Newlyweds killed in helicopter crash after wedding
A newlywed couple died when the helicopter they were flying in hours after their wedding crashed into a hill in the rugged terrain of southwest Texas.
William Troy Byler and Bailee Raye Ackerman Byler, both 24, were killed in the crash shortly after midnight Sunday about 10 miles (16 kilometers) northwest of Uvalde and about 80 miles (129 kilometers) west of San Antonio, said Steven Kennedy, justice of the peace for Uvalde County Precinct 1.
The 76-year-old pilot, Gerald Douglas Lawrence, also was killed, according to Kennedy on Monday.
The newlyweds were seniors at Sam Houston State University in Huntsville, Texas, according to The Houstonian , the university's student newspaper. They married Saturday night at a large Byler family ranch near Uvalde and left aboard a Byler family helicopter after the reception, Kennedy said.
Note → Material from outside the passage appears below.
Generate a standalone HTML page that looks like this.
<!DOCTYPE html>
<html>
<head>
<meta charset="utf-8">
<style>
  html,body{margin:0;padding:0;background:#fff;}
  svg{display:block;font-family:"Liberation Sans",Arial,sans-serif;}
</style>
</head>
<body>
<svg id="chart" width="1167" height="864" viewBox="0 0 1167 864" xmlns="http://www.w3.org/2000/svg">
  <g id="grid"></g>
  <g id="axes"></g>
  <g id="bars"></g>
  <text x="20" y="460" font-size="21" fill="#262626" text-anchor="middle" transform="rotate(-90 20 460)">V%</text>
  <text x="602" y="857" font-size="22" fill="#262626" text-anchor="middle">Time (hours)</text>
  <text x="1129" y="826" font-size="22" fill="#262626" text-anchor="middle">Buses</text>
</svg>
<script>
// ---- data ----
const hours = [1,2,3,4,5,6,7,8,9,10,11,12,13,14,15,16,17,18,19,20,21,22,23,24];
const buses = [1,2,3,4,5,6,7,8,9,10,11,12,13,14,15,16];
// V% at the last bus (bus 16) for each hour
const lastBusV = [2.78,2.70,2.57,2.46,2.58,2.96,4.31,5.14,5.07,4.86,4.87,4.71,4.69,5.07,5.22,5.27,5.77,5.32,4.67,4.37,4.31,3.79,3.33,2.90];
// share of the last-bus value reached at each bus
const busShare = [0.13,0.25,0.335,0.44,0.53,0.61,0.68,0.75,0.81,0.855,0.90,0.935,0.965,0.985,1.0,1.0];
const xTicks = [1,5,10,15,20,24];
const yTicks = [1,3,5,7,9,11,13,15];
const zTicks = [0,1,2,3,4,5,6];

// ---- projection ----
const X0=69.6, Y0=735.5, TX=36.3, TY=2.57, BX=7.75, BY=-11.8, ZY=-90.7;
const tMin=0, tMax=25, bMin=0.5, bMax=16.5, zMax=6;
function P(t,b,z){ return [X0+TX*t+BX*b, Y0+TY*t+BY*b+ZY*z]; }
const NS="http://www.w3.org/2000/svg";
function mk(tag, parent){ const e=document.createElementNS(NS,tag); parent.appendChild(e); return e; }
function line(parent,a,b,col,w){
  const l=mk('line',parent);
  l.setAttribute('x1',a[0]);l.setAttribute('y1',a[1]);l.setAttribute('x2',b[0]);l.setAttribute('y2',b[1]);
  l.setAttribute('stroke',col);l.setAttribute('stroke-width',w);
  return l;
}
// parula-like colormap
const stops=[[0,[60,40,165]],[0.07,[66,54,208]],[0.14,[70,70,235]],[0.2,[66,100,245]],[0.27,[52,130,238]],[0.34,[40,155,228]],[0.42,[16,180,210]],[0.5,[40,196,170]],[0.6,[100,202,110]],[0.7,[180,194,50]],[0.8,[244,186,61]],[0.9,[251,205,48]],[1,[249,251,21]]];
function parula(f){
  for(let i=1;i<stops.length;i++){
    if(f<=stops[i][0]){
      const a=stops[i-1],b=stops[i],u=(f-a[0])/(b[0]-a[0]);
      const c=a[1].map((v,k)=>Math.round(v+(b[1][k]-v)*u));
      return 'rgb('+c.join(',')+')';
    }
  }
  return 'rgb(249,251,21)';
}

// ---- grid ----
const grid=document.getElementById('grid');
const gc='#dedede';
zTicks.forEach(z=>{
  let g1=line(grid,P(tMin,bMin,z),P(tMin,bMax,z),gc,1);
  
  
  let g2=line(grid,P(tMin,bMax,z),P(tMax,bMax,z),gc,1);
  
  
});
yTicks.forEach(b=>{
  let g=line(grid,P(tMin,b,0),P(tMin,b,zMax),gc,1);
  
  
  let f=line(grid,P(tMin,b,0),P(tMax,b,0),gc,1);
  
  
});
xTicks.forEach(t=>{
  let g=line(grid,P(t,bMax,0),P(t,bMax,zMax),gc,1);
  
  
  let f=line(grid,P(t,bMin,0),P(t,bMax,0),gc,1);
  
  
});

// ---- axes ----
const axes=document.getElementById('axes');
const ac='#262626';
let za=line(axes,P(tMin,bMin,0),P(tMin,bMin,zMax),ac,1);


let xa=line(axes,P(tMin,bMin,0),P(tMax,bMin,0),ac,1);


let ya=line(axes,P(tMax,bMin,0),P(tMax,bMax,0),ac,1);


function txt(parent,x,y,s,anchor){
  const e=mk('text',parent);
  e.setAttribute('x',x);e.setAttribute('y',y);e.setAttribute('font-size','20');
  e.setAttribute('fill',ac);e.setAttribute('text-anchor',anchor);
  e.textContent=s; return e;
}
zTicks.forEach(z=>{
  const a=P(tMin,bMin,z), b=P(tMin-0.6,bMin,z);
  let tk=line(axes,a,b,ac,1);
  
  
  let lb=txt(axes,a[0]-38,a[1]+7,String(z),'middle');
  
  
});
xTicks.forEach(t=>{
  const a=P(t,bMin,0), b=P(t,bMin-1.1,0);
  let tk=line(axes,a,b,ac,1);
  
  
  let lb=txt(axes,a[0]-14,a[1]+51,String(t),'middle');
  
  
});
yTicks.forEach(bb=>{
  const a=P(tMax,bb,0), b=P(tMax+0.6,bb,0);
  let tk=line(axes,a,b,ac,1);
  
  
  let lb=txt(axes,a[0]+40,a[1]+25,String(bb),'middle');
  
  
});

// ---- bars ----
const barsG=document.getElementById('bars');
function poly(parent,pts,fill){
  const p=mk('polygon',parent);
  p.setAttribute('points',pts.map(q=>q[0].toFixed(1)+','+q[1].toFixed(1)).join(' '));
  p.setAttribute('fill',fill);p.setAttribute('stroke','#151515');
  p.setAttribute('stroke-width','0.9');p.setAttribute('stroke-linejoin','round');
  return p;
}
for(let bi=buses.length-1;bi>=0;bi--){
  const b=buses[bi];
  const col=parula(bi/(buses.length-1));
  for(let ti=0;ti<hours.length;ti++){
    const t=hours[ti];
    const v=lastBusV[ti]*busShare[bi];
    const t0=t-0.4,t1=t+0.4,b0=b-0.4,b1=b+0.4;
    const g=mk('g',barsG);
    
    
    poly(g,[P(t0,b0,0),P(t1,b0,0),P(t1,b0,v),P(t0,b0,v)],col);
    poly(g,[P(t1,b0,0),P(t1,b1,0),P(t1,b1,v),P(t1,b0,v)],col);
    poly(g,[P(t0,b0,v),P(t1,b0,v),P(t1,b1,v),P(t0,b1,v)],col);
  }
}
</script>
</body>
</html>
The crash happened about 15 miles (24 kilometers) from where the helicopter took off. The flight was to carry the newlyweds to San Antonio International Airport, where they were to board a plane for their honeymoon destination. It's not clear where they planned to go for their honeymoon.
"It's very rocky, rough terrain and this particular hill has a 400- or 500-foot rise," Kennedy said.
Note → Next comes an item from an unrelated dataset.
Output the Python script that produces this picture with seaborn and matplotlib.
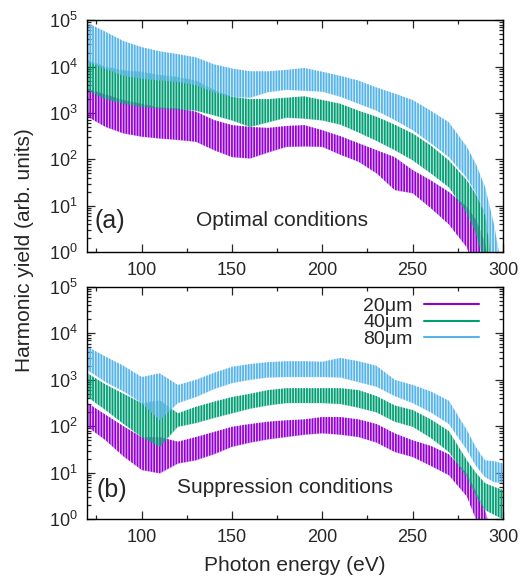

Lawrence had been a pilot for the family for years and had flown helicopters in Vietnam during his combat service, Kennedy said. An autopsy has been ordered on the pilot to determine if a physical condition might have been a factor in the crash, he said.
The helicopter crashed about 5 to 10 minutes after takeoff, strewing wreckage across the rugged hillside about 5 miles (8 kilometers) from the nearest road and leaving the main body of the aircraft "hanging perilously," Craig Hatch, an air safety investigator with the National Transportation Safety Board, said at a news conference Monday.
Investigators plan to retrieve the wreckage before performing their close inspection, but "getting back there with a trailer and truck and with people to lift the helicopter is going to be difficult," Hatch said.
The cause of the crash hasn't been determined, but Hatch said a preliminary NTSB report will be issued in about two weeks.